Data records
——

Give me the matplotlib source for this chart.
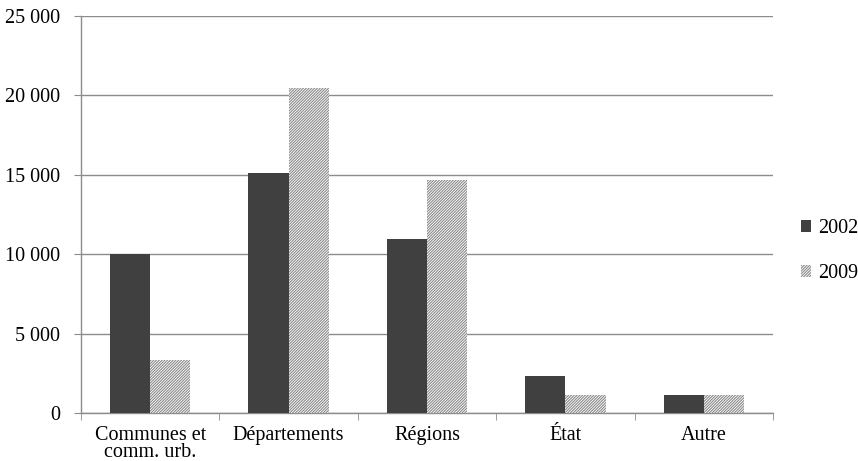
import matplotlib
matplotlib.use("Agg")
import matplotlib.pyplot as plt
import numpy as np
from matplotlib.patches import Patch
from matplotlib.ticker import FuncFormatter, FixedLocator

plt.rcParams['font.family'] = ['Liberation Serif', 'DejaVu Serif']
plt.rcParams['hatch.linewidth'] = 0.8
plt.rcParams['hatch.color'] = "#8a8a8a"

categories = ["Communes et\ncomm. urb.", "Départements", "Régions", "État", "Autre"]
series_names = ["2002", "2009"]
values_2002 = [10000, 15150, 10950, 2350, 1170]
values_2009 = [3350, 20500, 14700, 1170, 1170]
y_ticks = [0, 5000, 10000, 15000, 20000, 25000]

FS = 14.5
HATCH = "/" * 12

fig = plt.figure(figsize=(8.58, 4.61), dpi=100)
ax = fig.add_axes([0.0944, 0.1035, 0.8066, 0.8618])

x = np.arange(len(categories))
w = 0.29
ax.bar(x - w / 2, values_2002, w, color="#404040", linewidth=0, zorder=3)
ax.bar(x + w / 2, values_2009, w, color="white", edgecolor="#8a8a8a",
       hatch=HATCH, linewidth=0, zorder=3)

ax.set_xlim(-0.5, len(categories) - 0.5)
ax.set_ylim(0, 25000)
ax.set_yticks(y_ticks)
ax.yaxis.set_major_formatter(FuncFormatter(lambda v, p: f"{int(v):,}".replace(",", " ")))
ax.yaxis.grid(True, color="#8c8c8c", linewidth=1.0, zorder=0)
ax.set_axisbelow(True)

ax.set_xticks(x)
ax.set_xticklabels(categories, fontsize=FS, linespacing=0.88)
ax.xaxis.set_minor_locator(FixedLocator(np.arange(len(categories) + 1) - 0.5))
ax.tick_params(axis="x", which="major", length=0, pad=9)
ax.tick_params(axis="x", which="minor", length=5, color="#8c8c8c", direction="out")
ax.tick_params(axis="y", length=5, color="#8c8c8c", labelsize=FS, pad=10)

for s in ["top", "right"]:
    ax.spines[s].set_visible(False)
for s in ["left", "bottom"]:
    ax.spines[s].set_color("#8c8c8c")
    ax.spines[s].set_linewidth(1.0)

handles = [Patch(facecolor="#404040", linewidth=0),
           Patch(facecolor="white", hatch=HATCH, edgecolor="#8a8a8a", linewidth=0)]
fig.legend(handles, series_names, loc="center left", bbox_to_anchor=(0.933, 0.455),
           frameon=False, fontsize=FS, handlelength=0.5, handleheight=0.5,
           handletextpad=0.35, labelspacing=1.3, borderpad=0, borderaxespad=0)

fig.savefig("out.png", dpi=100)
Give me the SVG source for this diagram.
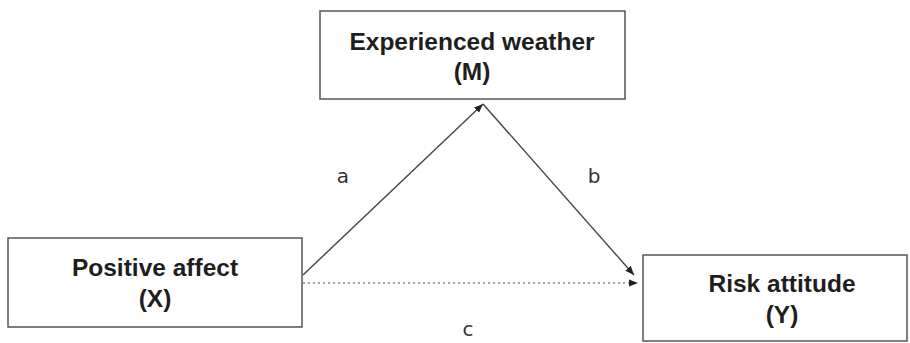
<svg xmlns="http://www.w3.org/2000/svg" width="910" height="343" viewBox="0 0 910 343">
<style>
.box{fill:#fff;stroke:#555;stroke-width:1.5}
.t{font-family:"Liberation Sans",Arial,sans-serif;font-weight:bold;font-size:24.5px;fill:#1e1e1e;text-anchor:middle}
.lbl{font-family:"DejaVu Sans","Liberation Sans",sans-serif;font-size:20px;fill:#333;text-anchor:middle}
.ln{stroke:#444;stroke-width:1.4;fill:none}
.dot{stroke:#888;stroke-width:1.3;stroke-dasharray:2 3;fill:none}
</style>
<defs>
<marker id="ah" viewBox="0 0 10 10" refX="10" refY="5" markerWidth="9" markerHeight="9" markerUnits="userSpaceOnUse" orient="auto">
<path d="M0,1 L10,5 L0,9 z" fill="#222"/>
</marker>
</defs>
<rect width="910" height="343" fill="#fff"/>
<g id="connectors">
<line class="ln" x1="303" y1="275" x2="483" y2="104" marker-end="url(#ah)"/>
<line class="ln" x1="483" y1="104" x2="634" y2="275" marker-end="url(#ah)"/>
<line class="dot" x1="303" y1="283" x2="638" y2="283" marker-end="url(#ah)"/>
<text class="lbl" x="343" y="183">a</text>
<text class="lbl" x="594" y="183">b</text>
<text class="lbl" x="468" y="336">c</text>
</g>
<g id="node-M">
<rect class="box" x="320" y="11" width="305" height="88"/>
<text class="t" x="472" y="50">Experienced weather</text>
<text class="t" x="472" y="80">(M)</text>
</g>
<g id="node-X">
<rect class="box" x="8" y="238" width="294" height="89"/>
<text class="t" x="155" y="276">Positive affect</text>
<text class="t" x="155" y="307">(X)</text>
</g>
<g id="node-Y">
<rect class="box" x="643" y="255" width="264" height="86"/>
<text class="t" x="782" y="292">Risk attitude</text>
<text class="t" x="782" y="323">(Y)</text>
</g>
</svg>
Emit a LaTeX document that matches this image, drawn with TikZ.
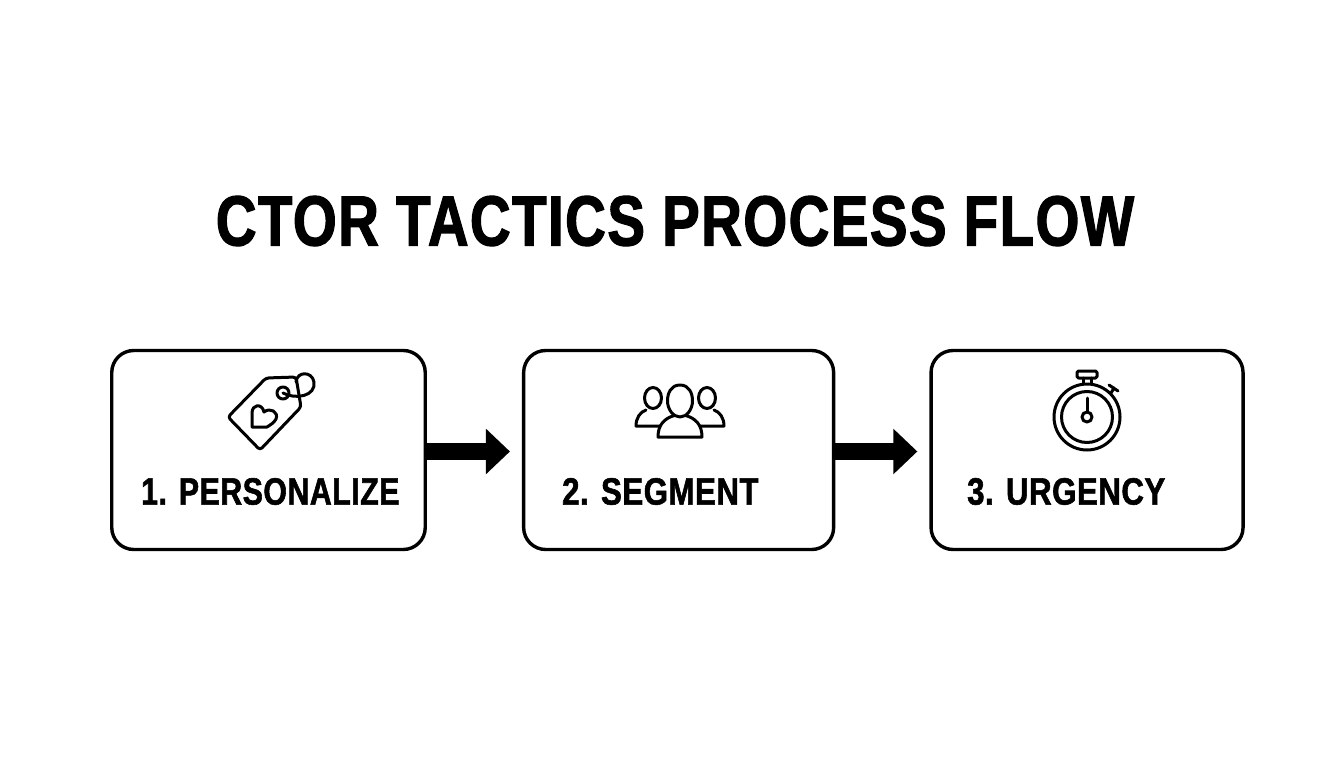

——

GIVEN EXERCISE ▸ Pull out each line of the entries that contains "source".

FULL RESPONSE ▸
Give me the matplotlib source for this chart.
Give me the SVG source for this diagram.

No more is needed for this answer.